▸ Task details: Show all lines that include the string "this"; copy each one.
------
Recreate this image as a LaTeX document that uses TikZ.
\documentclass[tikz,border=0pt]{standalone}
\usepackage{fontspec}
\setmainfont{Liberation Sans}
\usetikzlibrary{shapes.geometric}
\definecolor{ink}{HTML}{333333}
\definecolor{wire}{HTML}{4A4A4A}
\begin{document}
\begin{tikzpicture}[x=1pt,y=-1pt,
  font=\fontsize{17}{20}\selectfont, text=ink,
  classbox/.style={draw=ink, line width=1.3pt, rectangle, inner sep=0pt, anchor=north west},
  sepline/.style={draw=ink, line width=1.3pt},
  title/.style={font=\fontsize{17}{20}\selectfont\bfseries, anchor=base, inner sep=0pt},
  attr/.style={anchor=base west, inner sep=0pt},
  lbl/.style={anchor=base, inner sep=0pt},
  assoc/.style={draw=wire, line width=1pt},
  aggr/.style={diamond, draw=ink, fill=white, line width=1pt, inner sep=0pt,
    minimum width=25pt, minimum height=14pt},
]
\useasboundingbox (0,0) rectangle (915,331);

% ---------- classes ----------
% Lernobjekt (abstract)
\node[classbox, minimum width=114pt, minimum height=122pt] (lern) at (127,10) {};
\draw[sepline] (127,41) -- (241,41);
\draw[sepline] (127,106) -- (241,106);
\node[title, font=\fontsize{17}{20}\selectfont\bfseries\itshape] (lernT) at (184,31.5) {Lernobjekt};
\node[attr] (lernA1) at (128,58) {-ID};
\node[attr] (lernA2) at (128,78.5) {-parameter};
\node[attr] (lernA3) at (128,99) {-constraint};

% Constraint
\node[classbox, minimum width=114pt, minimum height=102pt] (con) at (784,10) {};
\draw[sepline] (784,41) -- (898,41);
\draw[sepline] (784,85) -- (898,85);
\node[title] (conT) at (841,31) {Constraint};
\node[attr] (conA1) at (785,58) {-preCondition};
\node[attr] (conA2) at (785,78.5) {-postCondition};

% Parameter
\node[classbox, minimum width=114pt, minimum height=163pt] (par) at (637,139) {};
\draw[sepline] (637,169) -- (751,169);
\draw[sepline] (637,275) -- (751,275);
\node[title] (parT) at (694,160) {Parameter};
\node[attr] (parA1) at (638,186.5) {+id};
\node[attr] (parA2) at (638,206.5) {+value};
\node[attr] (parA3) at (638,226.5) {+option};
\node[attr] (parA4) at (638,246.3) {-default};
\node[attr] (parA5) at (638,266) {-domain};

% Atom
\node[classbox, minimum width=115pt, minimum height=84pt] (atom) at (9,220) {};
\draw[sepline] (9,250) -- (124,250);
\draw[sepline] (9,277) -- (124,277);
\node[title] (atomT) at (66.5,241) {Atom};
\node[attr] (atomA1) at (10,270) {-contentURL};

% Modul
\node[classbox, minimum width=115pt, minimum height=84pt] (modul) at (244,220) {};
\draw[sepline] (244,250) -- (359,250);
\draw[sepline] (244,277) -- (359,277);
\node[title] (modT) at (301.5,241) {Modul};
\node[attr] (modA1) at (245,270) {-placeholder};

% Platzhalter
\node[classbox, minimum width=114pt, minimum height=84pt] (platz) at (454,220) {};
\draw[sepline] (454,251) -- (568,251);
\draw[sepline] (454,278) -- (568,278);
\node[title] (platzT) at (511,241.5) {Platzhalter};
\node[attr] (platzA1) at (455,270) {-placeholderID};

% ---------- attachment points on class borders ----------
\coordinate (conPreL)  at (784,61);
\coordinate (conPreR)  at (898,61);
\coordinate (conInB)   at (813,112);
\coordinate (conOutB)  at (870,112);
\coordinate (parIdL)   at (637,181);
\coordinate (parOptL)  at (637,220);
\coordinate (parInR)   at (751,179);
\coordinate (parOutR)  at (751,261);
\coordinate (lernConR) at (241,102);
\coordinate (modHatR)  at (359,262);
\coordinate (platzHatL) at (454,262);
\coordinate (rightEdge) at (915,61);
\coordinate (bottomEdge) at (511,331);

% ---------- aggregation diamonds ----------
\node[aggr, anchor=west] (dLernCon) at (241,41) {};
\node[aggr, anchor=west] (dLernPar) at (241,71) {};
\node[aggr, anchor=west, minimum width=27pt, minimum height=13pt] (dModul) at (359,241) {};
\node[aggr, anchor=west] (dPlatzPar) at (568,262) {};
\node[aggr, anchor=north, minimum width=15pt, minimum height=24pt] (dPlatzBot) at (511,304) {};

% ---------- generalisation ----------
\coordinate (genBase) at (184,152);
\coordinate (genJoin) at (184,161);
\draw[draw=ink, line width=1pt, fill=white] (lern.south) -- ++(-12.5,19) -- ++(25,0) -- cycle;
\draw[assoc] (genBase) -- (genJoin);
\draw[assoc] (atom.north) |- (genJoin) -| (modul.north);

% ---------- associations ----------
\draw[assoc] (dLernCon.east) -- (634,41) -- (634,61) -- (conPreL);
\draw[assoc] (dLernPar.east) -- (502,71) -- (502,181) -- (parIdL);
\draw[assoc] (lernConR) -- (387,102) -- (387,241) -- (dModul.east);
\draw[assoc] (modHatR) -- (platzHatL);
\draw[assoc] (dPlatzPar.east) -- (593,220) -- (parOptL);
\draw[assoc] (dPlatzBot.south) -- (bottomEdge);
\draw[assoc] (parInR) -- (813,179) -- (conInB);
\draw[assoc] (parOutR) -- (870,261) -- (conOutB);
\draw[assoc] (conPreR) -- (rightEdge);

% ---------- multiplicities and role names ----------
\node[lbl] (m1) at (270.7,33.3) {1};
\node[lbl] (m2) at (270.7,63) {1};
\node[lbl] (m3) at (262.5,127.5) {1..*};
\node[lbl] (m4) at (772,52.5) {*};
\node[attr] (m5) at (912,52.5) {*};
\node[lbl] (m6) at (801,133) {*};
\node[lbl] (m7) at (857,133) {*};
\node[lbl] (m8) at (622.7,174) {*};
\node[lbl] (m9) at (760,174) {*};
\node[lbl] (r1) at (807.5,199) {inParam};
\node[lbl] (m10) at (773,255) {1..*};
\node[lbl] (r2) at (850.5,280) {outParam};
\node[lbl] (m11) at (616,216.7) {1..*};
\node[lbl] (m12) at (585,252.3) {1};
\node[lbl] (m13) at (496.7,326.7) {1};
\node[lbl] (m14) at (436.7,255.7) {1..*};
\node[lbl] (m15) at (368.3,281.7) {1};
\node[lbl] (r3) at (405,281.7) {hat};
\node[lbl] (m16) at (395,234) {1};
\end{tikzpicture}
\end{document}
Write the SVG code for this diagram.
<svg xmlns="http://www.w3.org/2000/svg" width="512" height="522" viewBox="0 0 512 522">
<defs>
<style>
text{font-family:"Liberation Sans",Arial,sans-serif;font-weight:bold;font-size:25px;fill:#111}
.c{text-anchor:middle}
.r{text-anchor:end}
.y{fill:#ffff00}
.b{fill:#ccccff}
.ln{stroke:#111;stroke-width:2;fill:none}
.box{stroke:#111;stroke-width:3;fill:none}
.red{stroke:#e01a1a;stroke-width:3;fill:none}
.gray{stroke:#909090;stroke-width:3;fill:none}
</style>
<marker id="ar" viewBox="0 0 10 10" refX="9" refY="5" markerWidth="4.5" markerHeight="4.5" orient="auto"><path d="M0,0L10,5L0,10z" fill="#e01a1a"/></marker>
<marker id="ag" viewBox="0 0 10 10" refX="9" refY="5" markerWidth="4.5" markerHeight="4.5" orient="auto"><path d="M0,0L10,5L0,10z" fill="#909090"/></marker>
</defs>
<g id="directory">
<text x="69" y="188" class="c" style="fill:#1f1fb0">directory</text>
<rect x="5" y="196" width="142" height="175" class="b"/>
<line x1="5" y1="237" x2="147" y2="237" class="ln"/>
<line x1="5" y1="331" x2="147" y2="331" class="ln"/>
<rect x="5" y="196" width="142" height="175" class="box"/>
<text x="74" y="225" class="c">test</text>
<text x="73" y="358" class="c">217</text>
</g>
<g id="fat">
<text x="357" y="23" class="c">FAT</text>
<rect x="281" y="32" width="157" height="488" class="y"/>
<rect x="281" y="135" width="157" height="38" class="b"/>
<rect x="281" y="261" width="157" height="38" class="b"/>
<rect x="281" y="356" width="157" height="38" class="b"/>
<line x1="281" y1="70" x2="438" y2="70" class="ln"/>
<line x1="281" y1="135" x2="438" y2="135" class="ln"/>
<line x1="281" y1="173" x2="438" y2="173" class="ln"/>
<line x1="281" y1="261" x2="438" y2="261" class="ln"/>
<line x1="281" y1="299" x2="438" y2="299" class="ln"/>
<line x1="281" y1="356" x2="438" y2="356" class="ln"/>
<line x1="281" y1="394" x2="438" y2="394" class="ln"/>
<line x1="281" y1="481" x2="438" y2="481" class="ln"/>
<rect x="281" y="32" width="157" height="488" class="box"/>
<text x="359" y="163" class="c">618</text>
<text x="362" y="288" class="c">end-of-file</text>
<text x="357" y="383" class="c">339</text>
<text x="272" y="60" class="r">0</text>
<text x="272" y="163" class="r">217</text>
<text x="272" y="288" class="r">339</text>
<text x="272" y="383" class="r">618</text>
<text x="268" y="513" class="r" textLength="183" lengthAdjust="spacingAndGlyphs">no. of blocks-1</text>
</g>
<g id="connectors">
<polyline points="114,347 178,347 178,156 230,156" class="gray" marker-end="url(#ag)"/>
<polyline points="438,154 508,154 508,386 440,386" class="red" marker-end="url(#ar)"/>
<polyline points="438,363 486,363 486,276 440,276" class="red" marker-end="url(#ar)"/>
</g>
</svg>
------
▸ Reply:
Recreate this image as a LaTeX document that uses TikZ.
Write the SVG code for this diagram.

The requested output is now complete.